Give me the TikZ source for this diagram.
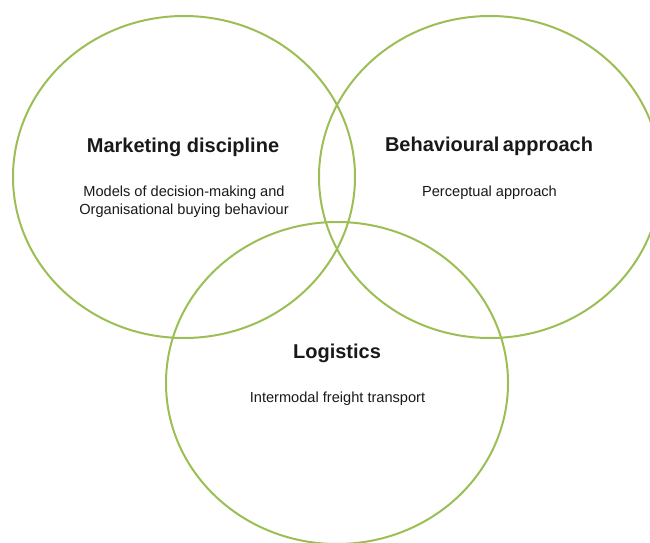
\documentclass[tikz,border=0pt]{standalone}
\usepackage{fontspec}
\setmainfont{Liberation Sans}
\definecolor{venngreen}{RGB}{155,190,85}
\definecolor{txt}{RGB}{25,25,25}
\begin{document}
\begin{tikzpicture}[x=1pt,y=-1pt,
  ring/.style={draw=venngreen,line width=2pt},
  head/.style={anchor=base,inner sep=0pt,text=txt,font=\fontsize{20}{24}\selectfont\bfseries},
  sub/.style={anchor=base,inner sep=0pt,text=txt,font=\fontsize{14.6}{18}\selectfont}]
\useasboundingbox (0,0) rectangle (650,543);
\clip (0,0) rectangle (650,543);
\coordinate (cl) at (184,177);
\coordinate (cr) at (490,177);
\coordinate (cb) at (337,383);
\draw[ring] (cl) ellipse [x radius=171, y radius=161];
\draw[ring] (cr) ellipse [x radius=171, y radius=161];
\draw[ring] (cb) ellipse [x radius=171, y radius=161];
\node[head] (mk) at (183,152) {Marketing discipline};
\node[sub] (mk1) at (184,196.5) {Models of decision-making and};
\node[sub] (mk2) at (184,214.5) {Organisational buying behaviour};
\node[head] (bh) at (489,151.5) {Behavioural\hspace{3.5pt}approach};
\node[sub] (bh1) at (489.5,196.5) {Perceptual approach};
\node[head] (lg) at (337,358) {Logistics};
\node[sub] (lg1) at (337.5,402.5) {Intermodal freight transport};
\end{tikzpicture}
\end{document}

--------------------

# Exercise requirements
Reproduce the whole listing word for word, setting aside any pictures.

# Reply
Give me the TikZ source for this diagram.
\documentclass[tikz,border=0pt]{standalone}
\usepackage{fontspec}
\setmainfont{Liberation Sans}
\definecolor{venngreen}{RGB}{155,190,85}
\definecolor{txt}{RGB}{25,25,25}
\begin{document}
\begin{tikzpicture}[x=1pt,y=-1pt,
  ring/.style={draw=venngreen,line width=2pt},
  head/.style={anchor=base,inner sep=0pt,text=txt,font=\fontsize{20}{24}\selectfont\bfseries},
  sub/.style={anchor=base,inner sep=0pt,text=txt,font=\fontsize{14.6}{18}\selectfont}]
\useasboundingbox (0,0) rectangle (650,543);
\clip (0,0) rectangle (650,543);
\coordinate (cl) at (184,177);
\coordinate (cr) at (490,177);
\coordinate (cb) at (337,383);
\draw[ring] (cl) ellipse [x radius=171, y radius=161];
\draw[ring] (cr) ellipse [x radius=171, y radius=161];
\draw[ring] (cb) ellipse [x radius=171, y radius=161];
\node[head] (mk) at (183,152) {Marketing discipline};
\node[sub] (mk1) at (184,196.5) {Models of decision-making and};
\node[sub] (mk2) at (184,214.5) {Organisational buying behaviour};
\node[head] (bh) at (489,151.5) {Behavioural\hspace{3.5pt}approach};
\node[sub] (bh1) at (489.5,196.5) {Perceptual approach};
\node[head] (lg) at (337,358) {Logistics};
\node[sub] (lg1) at (337.5,402.5) {Intermodal freight transport};
\end{tikzpicture}
\end{document}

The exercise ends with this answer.